Here is my outline of how to deal with layout stateid and RPC races.
There are two methods outlined, though both end up being similar. The
first resolves issues by storing replies and processing them in same
order they are processed on the server. The second by tossing any
LAYOUTGET replies we get that we notice were done before a
LAYOUTRETURN we processed. Any input you have would be appreciated.
Fred
The pro/cons of each that I see are:
ordered list:
pro:
Works well with segmented layouts
Not wasting effort, sending LAYOUTGETs only to ignore the replies.
This becomes more of an issue when segmented layouts come into play.
con:
Somewhat more complicated code.
Delay issues - we may wait unecessarily if we have sent a bunch of
LAYOUTGETs with no interspersed LAYOUTRECALLs (though this could be
avoided by tracking more data. As a future optimization, we could
process an LGET reply received while we have no outstanding LRETURNS
sent or preceeding the LGET in the ordered reply list).
barrier:
pro:
simpler code
no waiting for delayed replies, just continue on and ignore the
reply when it arives
con:
LAYOUTGETs sent may be wasted
method does not generalize well to segmented layouts
ordered list method
==================
list - consists of LGET, LRETURN responses
expected = next seqid we should actively process
STATE of layout cache stateid - one of NONE, ESTABLISHING,
ESTABLISHED, used to ensure only a single LAYOUTGET with an open
stateid goes out, as it gets painful otherwise
ordered list attached to inode contains LGET and LRETURN replies
FIFO list attached to nfs_client contains CB_RECALL data
LAYOUTGET
in get_layoutstateid:
if STATE is NONE, wait for outstanding==0, then grab open stateid,
move state to ESTABLISHING, expected = 1
if STATE is ESTABLISHING, wait until STATE changes
if STATE is ESTABLISHED, grab layout stateid
in prepare:
if matches any entry in FIFO list, wait, then go back to get_layoutstateid
outstanding++
in done:
put reply on list, ordered by seqid
in post processing:
while first's seqid == expected or infinity:
pull first off list
if LAYOUTGET:
insert into inode layout cache
else if LAYOUTRETURN:
remove from inode layout cache
update or invalidate the layout stateid
outstanding--, on zero wake waiters
expected++
free memory
move STATE to ESTABLISHED if necessary, and wake waiters
CB_RECALL:
in RPC thread:
add details to FIFO list hung on nfs_client
mark lsegs invalid to start draining io (could done in LRETURN)
in FILE case:
update layout stateid
move STATE to ESTABLISHED if necessary, and wake waiters
schedule worker thread to run (why not use state manager)

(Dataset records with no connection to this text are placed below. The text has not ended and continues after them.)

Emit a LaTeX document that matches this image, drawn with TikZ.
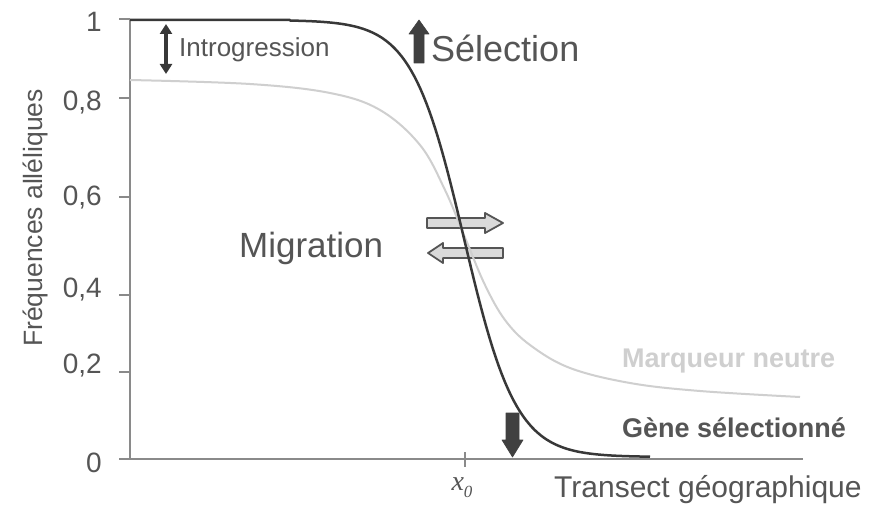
\documentclass[tikz,border=0pt]{standalone}
\usepackage{fontspec}
\setmainfont{Liberation Sans}
\newfontfamily\serifit{Liberation Serif}
\usetikzlibrary{arrows.meta}
\definecolor{txt}{HTML}{555555}
\definecolor{dk}{HTML}{383838}
\definecolor{lt}{HTML}{CFCFCF}
\definecolor{ax}{HTML}{8A8A8A}
\definecolor{blk}{HTML}{404040}
\definecolor{mfill}{HTML}{DADADA}
\tikzset{
  axisline/.style={draw=ax, line width=1.3pt},
  tickmark/.style={draw=ax, line width=1.1pt},
  ticklab/.style={anchor=east, text=txt, inner sep=0pt, font=\fontsize{28}{30}\selectfont},
  darkcurve/.style={draw=dk, line width=2.5pt, line join=round},
  lightcurve/.style={draw=lt, line width=2pt, line join=round},
  blockarrow/.style={fill=blk, draw=blk, line width=0.6pt, line join=round},
  migarrow/.style={fill=mfill, draw=txt, line width=1.8pt, line join=round},
  lab/.style={text=txt, inner sep=0pt},
}
\begin{document}
\begin{tikzpicture}[x=1pt,y=-1pt]
\useasboundingbox[fill=white] (0,0) rectangle (873,519);

% axes
\coordinate (ytop) at (130,19);
\coordinate (orig) at (130,459);
\coordinate (xend) at (803,459);
\draw[axisline] (ytop) -- (orig) -- (xend);

% y ticks and labels
\foreach \yy/\ly/\t [count=\i] in {19/22/1, 98/103/{0,8}, 197/198/{0,6}, 295/290/{0,4}, 372/366/{0,2}, 459/463/0}{
  \coordinate (tka\i) at (119,\yy);
  \coordinate (tkb\i) at (130,\yy);
  \draw[tickmark] (tka\i) -- (tkb\i);
  \node[ticklab] (yl\i) at (102,\ly) {\t};
}

% x tick
\coordinate (xta) at (465,452);
\coordinate (xtb) at (465,467);
\draw[tickmark] (xta) -- (xtb);
\node[lab, anchor=base, font=\serifit\itshape\fontsize{28}{30}\selectfont] (x0) at (462,490) {x\raisebox{-0.25em}{\fontsize{17}{18}\selectfont 0}};

% axis titles
\node[lab, rotate=90, font=\fontsize{26.5}{30}\selectfont] (ylab) at (35,218) {Fréquences alléliques};
\node[lab, anchor=base west, font=\fontsize{30}{32}\selectfont] (xlab) at (554,497) {Transect géographique};

% migration arrows
\path[migarrow] (427,218) -- (485,218) -- (485,213) -- (503,223) -- (485,233) -- (485,228) -- (427,228) -- cycle;
\path[migarrow] (503,248) -- (443,248) -- (443,243) -- (428,253) -- (443,263) -- (443,258) -- (503,258) -- cycle;

% curves
\draw[lightcurve] plot[smooth, tension=0.6] coordinates {(130,80) (250,84) (330,93) (380,110) (420,145) (445,190) (466,240) (485,285) (505,320) (530,345) (570,368) (630,383) (700,391) (800,397)};
\draw[darkcurve] (130,20) -- (290,20) -- plot[domain=290:650, samples=120] (\x, {20 + 437/(1+exp(-(\x-464)/26))});

% selection arrows
\path[blockarrow] (414,63) -- (414,34) -- (409,34) -- (419,20) -- (429,34) -- (424,34) -- (424,63) -- cycle;
\path[blockarrow] (506,413) -- (506,440) -- (502,440) -- (512.5,457) -- (523,440) -- (519,440) -- (519,413) -- cycle;

% introgression arrow
\coordinate (ia) at (166,24);
\coordinate (ib) at (166,74);
\draw[draw=dk, line width=3.2pt, {Triangle[length=10pt,width=12pt]}-{Triangle[length=10pt,width=12pt]}] (ia) -- (ib);

% labels
\node[lab, anchor=base west, font=\fontsize{26}{28}\selectfont] (intro) at (179,57) {Introgression};
\node[lab, anchor=base west, font=\fontsize{36}{38}\selectfont] (sel) at (431,62) {Sélection};
\node[lab, anchor=base west, font=\fontsize{35}{38}\selectfont] (mig) at (239,257) {Migration};
\node[lab, text=lt, anchor=base west, font=\bfseries\fontsize{27}{29}\selectfont] (neutre) at (622,367) {Marqueur neutre};
\node[lab, anchor=base west, font=\bfseries\fontsize{27}{29}\selectfont] (gene) at (622,437) {Gène sélectionné};
\end{tikzpicture}
\end{document}
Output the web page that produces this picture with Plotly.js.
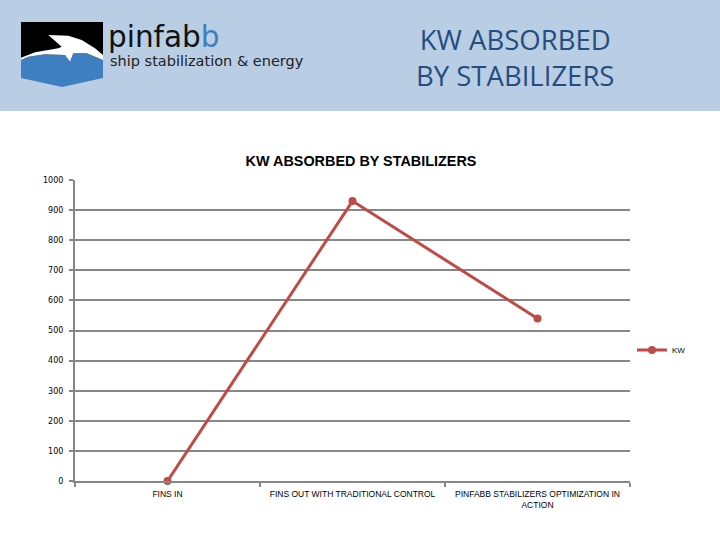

return OK/NOMATCHING depending on if we marked any lsegs invalid
in worker thread:
while entry in FIFO list:
if FILE:
wait for expected == CB_RECALL's seqid
expected++
cycle through FILE LAYOUTRETURNS that need to be sent (or
forgotten - used to drain io)
wait for those to finish
send non-FILE LAYOUTRETURN if needed
wait for reply
remove entry from FIFO list and wake waiters
LAYOUTRETURN
in prepare:
outstanding++
if FILE
wait for io to drain
if triggered by nonFILE, abort the RPC and forget the layout in
post processing
else
pass (we've taken care of draining by the time we get here)
in done:
if error - who cares? just forget the layout in post processing (seqid==???)
if ok, add to list, ordered by seqid, with no seqid==infinity
in post processing
do same as for layoutget
=========================================================================
barrier method
==============
barrier consists of a stateid, seqid + other.
Anything below the barrier is just ignored, as we were supposed to
wait for it before continuing. But it is functionally equivalent to
"forget" response.
LAYOUTGET
in get_layoutstateid:
if state is NONE, grab open stateid, barrier=0, move state to ESTABLISHING
if state is ESTABLISHING, wait until state changes
if state is ESTABLISHED, grab layout stateid
in prepare
if matches any entry in FIFO list, wait, then go back to get_layoutstateid
(we could just send the LAYOUTGET, but since need FIFO list
anyway, why not use it)
outstanding++
in post processing
move state to ESTABLISHED if necessary and wake waiters
if seqid < barrier, or INRECALL mark on wider struct, toss (forget) layout
process the layoutget
update layout stateid
outstanding--, on zero wake waiters
CB_RECALL
in RPC thread:
add details to FIFO list hung on nfs_client
mark lsegs invalid to start draining io (could done in LRETURN)
in FILE case:
update layout stateid
move STATE to ESTABLISHED if necessary, and wake waiters
set barrier to CB_RECALL seqid
schedule worker thread to run (why not use state manager)
return OK/NOMATCHING depending on if we marked any lsegs invalid
in worker thread
while entry in FIFO list:
cycle through FILE LAYOUTRETURNS that need to be sent (or
forgotten - used to drain io)
wait for those to finish
send non-FILE LAYOUTRETURN if needed
wait for reply
remove entry from FIFO list and wake waiters
LAYOUTRETURN
in prepare:
outstanding++
if FILE
wait for io to drain
if triggered by nonFILE, abort the RPC and forget the layout in
post processing
else
pass (we've taken care of draining by the time we get here)
in done:
if error - who cares? just forget the layout in post processing
(barrier==???)
if ok, set barrier to LAYOUTRETURN seqid if exists, else infinity
in post processing
if LAYOUT seqid exist:
update seqid
set barrier = seqid
else:
invalidate stateid (set state to NONE, barrier to 0)
outstanding--
=========================================================================